# V6 Jeep Cherokee For plowing?



## snowhack (Sep 1, 2004)

Is a Jeep V6 Cherokee ample enough of a truck for plowing small parking lots or is it better for small work?
Are the plows for this model hard to find or more expensive?
In general is manual better for plowing or is automatic? 
I have many more questions, but I won't ask them all. Thanks for any assistance.


----------



## grotecguy (Feb 8, 2004)

Isn't a cherokee a unibody vehicle???
I wouldn't want to put too much of a plow on it. The frame rails may not handle the abuse of plowing.
Just my $.02
Mark K


----------



## Plow Meister (Oct 16, 2001)

Do a search on the Cherokee. You will find many reasons why Cherokees (unibody construction) is NOT a capable plow vehicle. Sure, it has the power. But the body construction does not warrant the installation of a plow.
http://www.plowsite.com/showthread.php?t=15528&highlight=Cherokee
http://www.plowsite.com/showthread.php?t=5497&highlight=Cherokee
These are just a few

How do you have a V6 in your Cherokee? Do you have a Grand?


----------



## RamesesSnow23 (Jan 4, 2004)

If he had a grand cherokee he would have said grand, The CHEROKEES plow fine its the GRAND CHEROKEES that have a unibody construction and should not be used for plowing. My brother just got a 98 Cherokee also a V6 and we plan on getting a 6'9" fisher for it. Another person i know used a 95 cherokee for plowing he says the thing was a bulldozer. 

Snowhack yes the cherokees can plow, they perform much better in small driveways and tight areas than they do in large lots.
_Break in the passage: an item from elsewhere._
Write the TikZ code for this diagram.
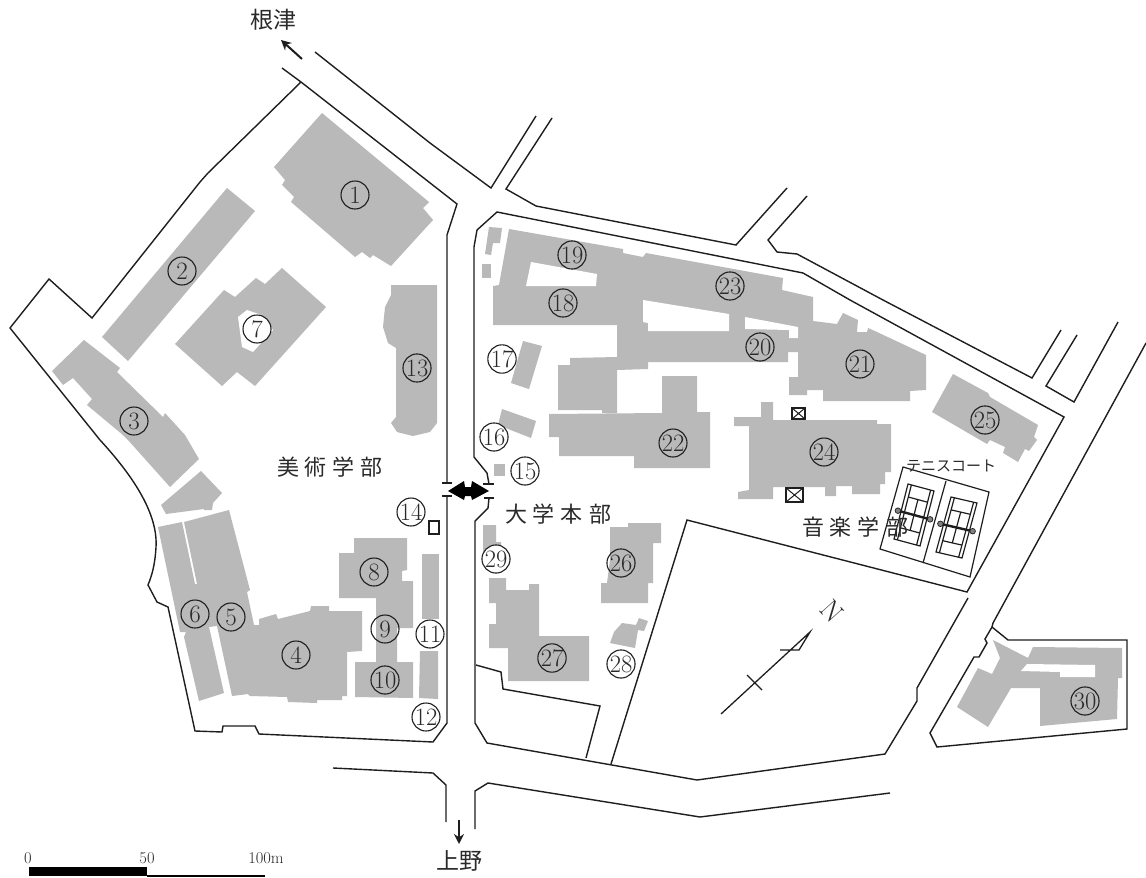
\documentclass[tikz,border=0pt]{standalone}
\usepackage{fontspec}
\usetikzlibrary{arrows.meta}
\newfontfamily\cjk{Noto Sans CJK JP}[Scale=1]
\definecolor{bld}{HTML}{B9B9B9}
\definecolor{ink}{HTML}{1E1E1E}
\definecolor{txt}{HTML}{2A2A2A}
\tikzset{
  road/.style={draw=ink,line width=1.4pt,line join=miter},
  bldg/.style={fill=bld,draw=none},
  hole/.style={fill=white,draw=none},
  num/.style={circle,draw=ink,line width=1.1pt,minimum size=28pt,inner sep=0pt,text=txt,font=\fontsize{25}{25}\selectfont},
  numw/.style={num,fill=white},
  jp/.style={text=txt,inner sep=0pt,font=\cjk\fontsize{22}{22}\selectfont},
  scalet/.style={text=txt,inner sep=0pt,font=\fontsize{16.5}{16.5}\selectfont},
  thinl/.style={draw=ink,line width=1.2pt},
  xbox/.style={draw=ink,line width=1.4pt,fill=white},
}
\newcommand{\twod}[1]{\scalebox{0.98}[1]{\fontsize{25}{25}\selectfont #1}}
\newcommand{\courtshape}{%
  \draw[thinl] (0,0)--(1,0)--(1,1)--(0,1)--cycle;
  \draw[thinl] (0.13,0) -- (0.13,1) (0.87,0) -- (0.87,1);
  \draw[thinl] (0.13,0.22) -- (0.87,0.22) (0.13,0.78) -- (0.87,0.78);
  \draw[thinl] (0.5,0.22) -- (0.5,0.78);
  \draw[draw=ink,line width=2.4pt] (-0.12,0.5) -- (1.12,0.5);
  \filldraw[fill=bld!70!black,draw=ink,line width=0.7pt] (-0.12,0.5) circle [x=1pt,y=1pt,radius=2.8];
  \filldraw[fill=bld!70!black,draw=ink,line width=0.7pt] (1.12,0.5) circle [x=1pt,y=1pt,radius=2.8];
}
\begin{document}
\begin{tikzpicture}[x=1pt,y=-1pt]
\useasboundingbox (0,0) rectangle (1146,878);
\fill[white] (0,0) rectangle (1146,878);

% ---- buildings ----
\path[bldg] (322,113)--(429,202)--(423,208)--(433,220)--(391,266)--(373,255)--(370,258)--(362,252)--(355,257)--(291,202)--(294,197)--(282,185)--(285,180)--(274,167)--cycle;
\path[bldg] (227,188)--(255,211)--(128,361)--(102,337)--cycle;
\path[bldg] (282,268)--(326,307)--(255,386)--(237,372)--(222,386)--(175,344)--(224,290)--(235,297)--(256,278)--(265,284)--cycle;
\path[hole] (247,310)--(262,315)--(273,330)--(253,352)--(242,347)--(238,317)--cycle;
\path[bldg] (391,285)--(437,285)--(437,423)--(430,432)--(413,436)--(397,432)--(391,423)--(396,417)--(396,348)--(388,343)--(383,327)--(385,307)--(391,295)--cycle;
\path[bldg] (84,340)--(120,368)--(117,372)--(163,417)--(165,413)--(185,435)--(199,459)--(170,487)--(128,440)--(123,435)--(87,405)--(92,399)--(73,378)--(63,385)--(52,371)--cycle;
\path[bldg] (201,471)--(222,493)--(213,503)--(212,510)--(204,510)--(204,509)--(166,514)--(161,505)--cycle;
\path[bldg] (158,527)--(182,522)--(195,584)--(197,584)--(184,522)--(229,510)--(250,590)--(247,592)--(254,625)--(259,625)--(259,619)--(276,614)--(278,619)--(310,611)--(311,606)--(329,606)--(329,611)--(362,611)--(362,651)--(347,652)--(347,696)--(342,696)--(342,700)--(317,700)--(317,703)--(288,702)--(287,697)--(250,696)--(248,694)--(232,696)--(217,626)--(209,627)--(224,693)--(199,701)--(184,637)--(186,632)--(180,632)--cycle;
\path[bldg] (354,538)--(407,538)--(407,570)--(402,571)--(402,581)--(413,581)--(413,628)--(397,628)--(397,662)--(413,662)--(413,698)--(355,697)--(355,662)--(376,662)--(376,598)--(339,598)--(339,553)--(354,553)--cycle;
\path[bldg] (422,554) rectangle (439,619);
\path[bldg] (420,651)--(438,651)--(438,699)--(419,698)--cycle;
\path[bldg] (489,227)--(502,228)--(500,243)--(493,243)--(491,255)--(485,254)--cycle;
\path[bldg] (482,264) rectangle (491,278);
\path[bldg] (509,229)--(623,249)--(623,253)--(643,257)--(646,253)--(783,278)--(782,290)--(813,297)--(813,321)--(837,324)--(843,313)--(858,320)--(857,332)--(867,332)--(868,328)--(877,332)--(926,355)--(926,390)--(910,391)--(910,401)--(823,401)--(823,390)--(807,390)--(807,395)--(789,395)--(789,377)--(798,377)--(798,352)--(788,352)--(788,362)--(648,362)--(648,369)--(617,370)--(617,413)--(602,413)--(602,410)--(558,410)--(558,365)--(570,365)--(570,358)--(617,357)--(617,325)--(493,325)--(493,286)--(499,285)--cycle;
\path[hole] (531,262)--(597,274)--(596,286)--(526,286)--cycle;
\path[hole] (643,300)--(729,314)--(729,331)--(648,331)--(648,323)--(643,322)--cycle;
\path[hole] (745,317)--(798,327)--(798,338)--(789,338)--(789,330)--(745,329)--cycle;
\path[bldg] (549,414)--(662,413)--(662,376)--(697,376)--(697,412)--(710,412)--(710,468)--(634,468)--(634,456)--(559,456)--(559,437)--(549,437)--cycle;
\path[bldg] (523,341)--(542,346)--(529,389)--(511,383)--cycle;
\path[bldg] (502,409)--(536,421)--(531,438)--(498,425)--cycle;
\path[bldg] (494,464) rectangle (505,476);
\path[bldg] (734,417)--(761,417)--(761,402)--(773,402)--(773,420)--(877,420)--(877,424)--(891,424)--(891,472)--(885,472)--(885,484)--(880,484)--(880,494)--(852,494)--(852,486)--(836,486)--(836,496)--(825,496)--(825,487)--(773,487)--(773,499)--(738,499)--(738,492)--(749,490)--(749,426)--(734,426)--cycle;
\path[bldg] (953,374)--(988,393)--(990,397)--(1038,425)--(1034,437)--(1037,440)--(1029,451)--(1025,449)--(1018,462)--(1003,453)--(1005,447)--(990,440)--(987,444)--(932,412)--cycle;
\path[bldg] (610,527)--(628,527)--(628,523)--(661,523)--(661,543)--(653,543)--(653,583)--(648,583)--(648,603)--(601,603)--(601,583)--(607,583)--(610,560)--cycle;
\path[bldg] (483,525)--(496,525)--(496,542)--(501,542)--(501,552)--(483,552)--cycle;
\path[bldg] (489,578)--(506,578)--(506,590)--(529,590)--(529,584)--(539,584)--(539,636)--(589,636)--(589,681)--(508,681)--(508,648)--(489,648)--(489,624)--(496,624)--(496,603)--(489,603)--cycle;
\path[bldg] (639,618)--(648,621)--(644,631)--(638,630)--(635,648)--(610,643)--(614,632)--(622,623)--(636,625)--cycle;
\path[bldg] (993,640)--(1028,658)--(1033,647)--(1122,648)--(1122,678)--(1118,678)--(1117,719)--(1040,726)--(1040,688)--(1011,688)--(988,727)--(957,707)--(978,668)--(992,674)--(1000,658)--cycle;
\path[hole] (1027,664)--(1095,665)--(1095,677)--(1060,677)--(1060,672)--(1021,671)--cycle;

% ---- roads and boundaries ----
\draw[road] (282,68)--(301,82)--(457,204)--(447,235)--(447,483);
\draw[road] (442,483)--(452,483);
\draw[road] (442,496)--(452,496);
\draw[road] (447,496)--(447,723)--(433,742)--(259,734)--(255,726)--(223,726)--(222,732)--(195,731)--(168,607)--(157,602)--(148,585)
  .. controls (152,575) and (155,565) .. (156,547) .. controls (158,515) and (135,478) .. (100,440)
  --(10,328)--(49,279)--(92,318)--(200,182)--(208,173)--(301,82);
\draw[road] (315,52)--(430,143)--(491,188)--(536,116);
\draw[road] (552,118)--(506,189)--(536,206)--(736,245)--(787,188);
\draw[road] (807,196)--(768,240)--(777,252)--(797,254)--(883,300)--(1032,378)--(1061,330);
\draw[road] (1077,335)--(1046,386)--(1074,402)--(1118,322);
\draw[road] (1146,343)--(993,623)--(992,627)--(1008,640)--(1127,640)--(1127,729)--(937,747)--(930,733)--(974,657)--(979,657)--(987,643)--(985,639)--(992,627);
\draw[road] (483,484)--(494,484);
\draw[road] (484,498)--(494,498);
\draw[road] (489,484)--(487,473)--(474,457)--(474,247)--(477,230)--(497,212)--(803,273)--(850,300)--(1064,417)--(967,592)--(687,520)--(611,764);
\draw[road] (489,498)--(488,508)--(475,521)--(475,723)--(487,743)--(697,780)--(885,754)--(917,701)--(917,688)--(968,598);
\draw[road] (476,665)--(501,672)--(503,689)--(600,706)--(586,758);
\draw[road] (333,768)--(433,773)--(446,785)--(446,822);
\draw[road] (475,829)--(475,791)--(488,783)--(700,817)--(890,793);

% ---- arrows ----
\draw[draw=ink,line width=2pt,-{Stealth[length=10pt,width=10pt]}] (302,59)--(281,40);
\draw[draw=ink,line width=2pt,-{Stealth[length=10pt,width=10pt]}] (459,820)--(459,844);
\fill[black] (448,491)--(464,481)--(465,487)--(471,487)--(472,481)--(489,491)--(472,500)--(471,496)--(465,496)--(464,500)--cycle;

% ---- small marks ----
\draw[xbox] (429,521) rectangle (439,534);
\draw[xbox] (792,408) rectangle (805,419);
\draw[draw=ink,line width=1pt] (792,408)--(805,419) (792,419)--(805,408);
\draw[xbox] (786,488) rectangle (803,502);
\draw[draw=ink,line width=1pt] (786,488)--(803,502) (786,502)--(803,488);

% ---- tennis ----
\draw[thinl] (903,467)--(989,492)--(970,577)--(880,549)--cycle;
\draw[thinl] (946,481)--(923,563);
\begin{scope}[shift={(908,484)},x={(26pt,-7pt)},y={(-14pt,-55pt)}]
\courtshape
\end{scope}
\begin{scope}[shift={(951,497)},x={(26pt,-6pt)},y={(-15pt,-55pt)}]
\courtshape
\end{scope}

% ---- north ----
\draw[thinl,line width=1.3pt] (721,714)--(810,632)--(799,650)--(780,650);
\draw[thinl,line width=1.3pt] (747,675)--(762,690);
\node[rotate=-48,text=txt,inner sep=0pt,font=\fontsize{28}{28}\selectfont] (north) at (832,611) {N};

% ---- scale ----
\fill[black] (29,867) rectangle (147,876);
\draw[draw=black,line width=1.8pt] (147,876)--(265,876);
\node[scalet] (s0) at (28,858) {0};
\node[scalet] (s50) at (147,858) {50};
\node[scalet] (s100) at (266,858) {100m};

% ---- place names ----
\node[jp,font=\cjk\fontsize{23}{23}\selectfont] (nezu) at (273,20) {根津};
\node[jp,font=\cjk\fontsize{23}{23}\selectfont] (ueno) at (459,861) {上野};
\node[jp] (bijutsu) at (330,467) {美\hspace{6pt}術\hspace{6pt}学\hspace{6pt}部};
\node[jp] (honbu) at (558,514) {大\hspace{6pt}学\hspace{6pt}本\hspace{6pt}部};
\node[jp] (ongaku) at (855,527) {音\hspace{6pt}楽\hspace{6pt}学\hspace{6pt}部};
\node[jp,font=\cjk\fontsize{15}{15}\selectfont] (tennis) at (951,466) {テニスコート};

% ---- numbers ----
\node[num] (n1) at (355,195) {1};
\node[num] (n2) at (182,271) {2};
\node[num] (n3) at (134,421) {3};
\node[num] (n4) at (296,655) {4};
\node[num] (n5) at (231,617) {5};
\node[num] (n6) at (195,614) {6};
\node[numw] (n7) at (257,329) {7};
\node[num] (n8) at (374,572) {8};
\node[num] (n9) at (385,629) {9};
\node[num] (n10) at (385,680) {\twod{10}};
\node[numw] (n11) at (430,634) {\twod{11}};
\node[numw] (n12) at (426,717) {\twod{12}};
\node[num] (n13) at (417,368) {\twod{13}};
\node[numw] (n14) at (411,512) {\twod{14}};
\node[numw] (n15) at (525,471) {\twod{15}};
\node[numw] (n16) at (494,437) {\twod{16}};
\node[numw] (n17) at (502,359) {\twod{17}};
\node[num] (n18) at (563,303) {\twod{18}};
\node[num] (n19) at (572,255) {\twod{19}};
\node[num] (n20) at (760,347) {\twod{20}};
\node[num] (n21) at (860,364) {\twod{21}};
\node[num] (n22) at (673,443) {\twod{22}};
\node[num] (n23) at (730,286) {\twod{23}};
\node[num] (n24) at (824,452) {\twod{24}};
\node[num] (n25) at (985,420) {\twod{25}};
\node[num] (n26) at (621,563) {\twod{26}};
\node[num] (n27) at (552,658) {\twod{27}};
\node[numw] (n28) at (621,664) {\twod{28}};
\node[numw] (n29) at (496,559) {\twod{29}};
\node[num] (n30) at (1085,701) {\twod{30}};
\end{tikzpicture}
\end{document}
Since you will have a smaller plow it would take much longer to do a large lot than it would with an F-250 and an 8'5" plow. No lighter plows are not harder to find or more expensive than anyother plow you can get. Look around at different brands, some have links at the top of this page. All plow companies now accomidate smaller trucks so you will find a large selection of lighter plows to choose from. Auto trans much better for plowing in my opinion just more conveinent nothing mechanical. If the truck is manual thats fine too it should not stop you from plowing. Good Luck if its a Cherokee and not a Grand Cherokee your truck is NOT unibody as suggested and WILL plow.


----------



## Plow Meister (Oct 16, 2001)

ALL CHEROKEES have unibody construction. I own several of them from a 1987 to a 2000. None of which had an option of a V-6. There was a V-6 available a LONG TIMS AGO, like in the early 80's. It was a 2.8L. Only a 4 cylinder or either a 4.2L INLINE 6 and the newer 4.0L INLINE 6 has been used since 1987. The only V-6 available for quite some time is the new 3.XL V-6 found in the new Liberty. Sure, the engines are great and the drivetrain is quite capable but the body is simply not suited for commercial plowing. I have seen back windows explode due to abuse caused by snow plowing. 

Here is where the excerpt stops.